*SET TASK*
Leaving out every picture, retype the lines below from the top through the one that contains "const TEXT = '#161616';".

*DATA*
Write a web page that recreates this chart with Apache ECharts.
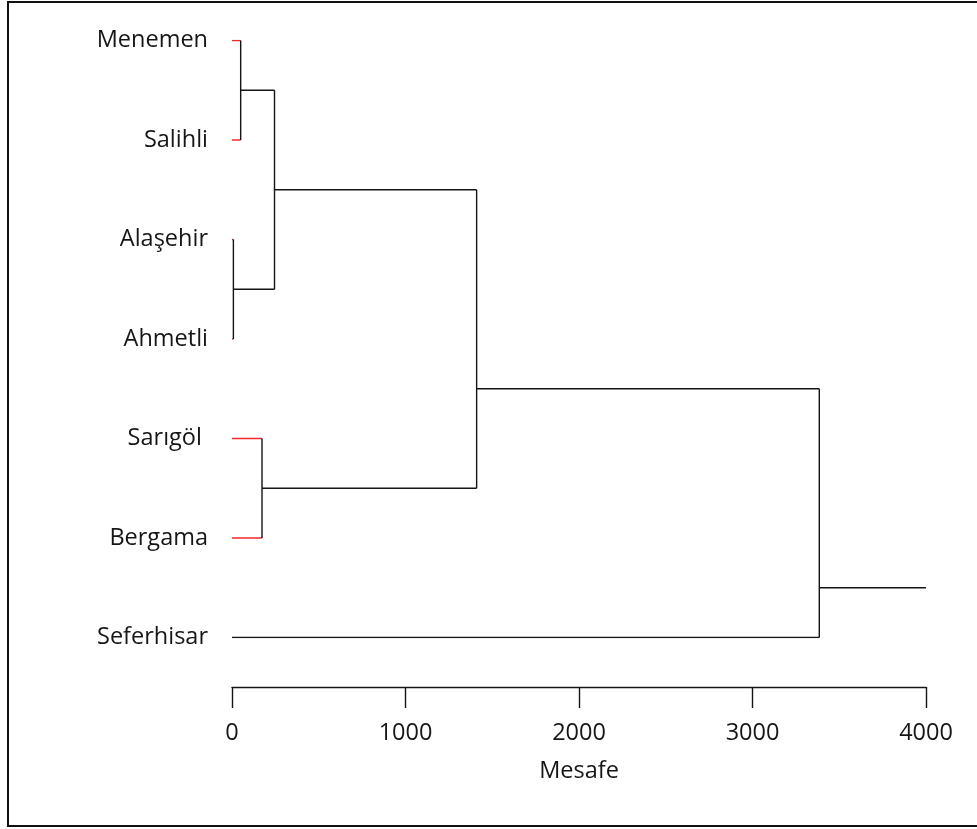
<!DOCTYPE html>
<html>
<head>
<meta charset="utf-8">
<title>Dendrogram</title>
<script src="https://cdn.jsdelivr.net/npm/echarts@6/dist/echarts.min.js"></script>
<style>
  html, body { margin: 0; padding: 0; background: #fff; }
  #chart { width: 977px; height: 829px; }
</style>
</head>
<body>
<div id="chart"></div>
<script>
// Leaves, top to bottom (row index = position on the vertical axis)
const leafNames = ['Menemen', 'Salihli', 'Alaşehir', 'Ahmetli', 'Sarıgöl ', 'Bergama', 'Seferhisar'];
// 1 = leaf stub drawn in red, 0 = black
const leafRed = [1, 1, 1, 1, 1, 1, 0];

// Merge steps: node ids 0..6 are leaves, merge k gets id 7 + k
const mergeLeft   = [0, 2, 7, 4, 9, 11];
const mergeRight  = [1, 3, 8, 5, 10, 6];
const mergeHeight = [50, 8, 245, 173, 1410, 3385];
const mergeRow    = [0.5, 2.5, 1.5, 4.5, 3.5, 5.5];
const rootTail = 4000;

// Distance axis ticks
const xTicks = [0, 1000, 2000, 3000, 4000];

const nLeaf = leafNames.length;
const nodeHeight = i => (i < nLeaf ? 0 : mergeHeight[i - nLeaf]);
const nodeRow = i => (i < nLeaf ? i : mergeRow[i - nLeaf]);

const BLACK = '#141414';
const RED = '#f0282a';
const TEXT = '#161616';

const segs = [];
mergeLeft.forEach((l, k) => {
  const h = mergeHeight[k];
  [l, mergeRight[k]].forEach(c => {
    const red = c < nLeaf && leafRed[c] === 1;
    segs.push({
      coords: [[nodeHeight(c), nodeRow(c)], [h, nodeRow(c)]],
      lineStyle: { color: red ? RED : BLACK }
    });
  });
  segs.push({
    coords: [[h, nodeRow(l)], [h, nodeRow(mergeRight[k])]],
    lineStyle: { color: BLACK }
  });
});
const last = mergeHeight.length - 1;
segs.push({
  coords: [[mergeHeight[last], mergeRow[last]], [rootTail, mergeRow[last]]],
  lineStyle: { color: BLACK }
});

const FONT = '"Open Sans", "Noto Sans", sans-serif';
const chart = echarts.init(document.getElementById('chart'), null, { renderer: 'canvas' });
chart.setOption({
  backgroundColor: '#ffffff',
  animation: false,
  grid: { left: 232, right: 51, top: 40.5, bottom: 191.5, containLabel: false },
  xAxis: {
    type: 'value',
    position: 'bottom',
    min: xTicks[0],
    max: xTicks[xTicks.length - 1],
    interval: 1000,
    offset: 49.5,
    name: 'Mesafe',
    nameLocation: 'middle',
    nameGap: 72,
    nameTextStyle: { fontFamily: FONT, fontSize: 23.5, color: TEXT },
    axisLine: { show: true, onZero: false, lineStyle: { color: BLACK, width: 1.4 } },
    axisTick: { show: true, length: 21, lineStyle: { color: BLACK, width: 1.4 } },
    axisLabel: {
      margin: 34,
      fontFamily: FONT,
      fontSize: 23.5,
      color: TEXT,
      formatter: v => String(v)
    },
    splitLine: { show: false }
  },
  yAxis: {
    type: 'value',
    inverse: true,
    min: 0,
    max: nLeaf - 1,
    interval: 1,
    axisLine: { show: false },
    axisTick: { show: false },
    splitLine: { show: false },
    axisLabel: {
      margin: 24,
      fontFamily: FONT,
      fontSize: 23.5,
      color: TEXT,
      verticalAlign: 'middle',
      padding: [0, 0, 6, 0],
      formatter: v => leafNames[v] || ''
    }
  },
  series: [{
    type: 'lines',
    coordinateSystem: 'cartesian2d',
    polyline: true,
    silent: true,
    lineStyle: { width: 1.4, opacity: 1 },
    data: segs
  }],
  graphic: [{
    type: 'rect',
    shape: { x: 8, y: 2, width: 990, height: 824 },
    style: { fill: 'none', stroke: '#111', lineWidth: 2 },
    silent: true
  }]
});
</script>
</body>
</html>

*TASK RESPONSE*
Write a web page that recreates this chart with Apache ECharts.
<!DOCTYPE html>
<html>
<head>
<meta charset="utf-8">
<title>Dendrogram</title>
<script src="https://cdn.jsdelivr.net/npm/echarts@6/dist/echarts.min.js"></script>
<style>
  html, body { margin: 0; padding: 0; background: #fff; }
  #chart { width: 977px; height: 829px; }
</style>
</head>
<body>
<div id="chart"></div>
<script>
// Leaves, top to bottom (row index = position on the vertical axis)
const leafNames = ['Menemen', 'Salihli', 'Alaşehir', 'Ahmetli', 'Sarıgöl ', 'Bergama', 'Seferhisar'];
// 1 = leaf stub drawn in red, 0 = black
const leafRed = [1, 1, 1, 1, 1, 1, 0];

// Merge steps: node ids 0..6 are leaves, merge k gets id 7 + k
const mergeLeft   = [0, 2, 7, 4, 9, 11];
const mergeRight  = [1, 3, 8, 5, 10, 6];
const mergeHeight = [50, 8, 245, 173, 1410, 3385];
const mergeRow    = [0.5, 2.5, 1.5, 4.5, 3.5, 5.5];
const rootTail = 4000;

// Distance axis ticks
const xTicks = [0, 1000, 2000, 3000, 4000];

const nLeaf = leafNames.length;
const nodeHeight = i => (i < nLeaf ? 0 : mergeHeight[i - nLeaf]);
const nodeRow = i => (i < nLeaf ? i : mergeRow[i - nLeaf]);

const BLACK = '#141414';
const RED = '#f0282a';
const TEXT = '#161616';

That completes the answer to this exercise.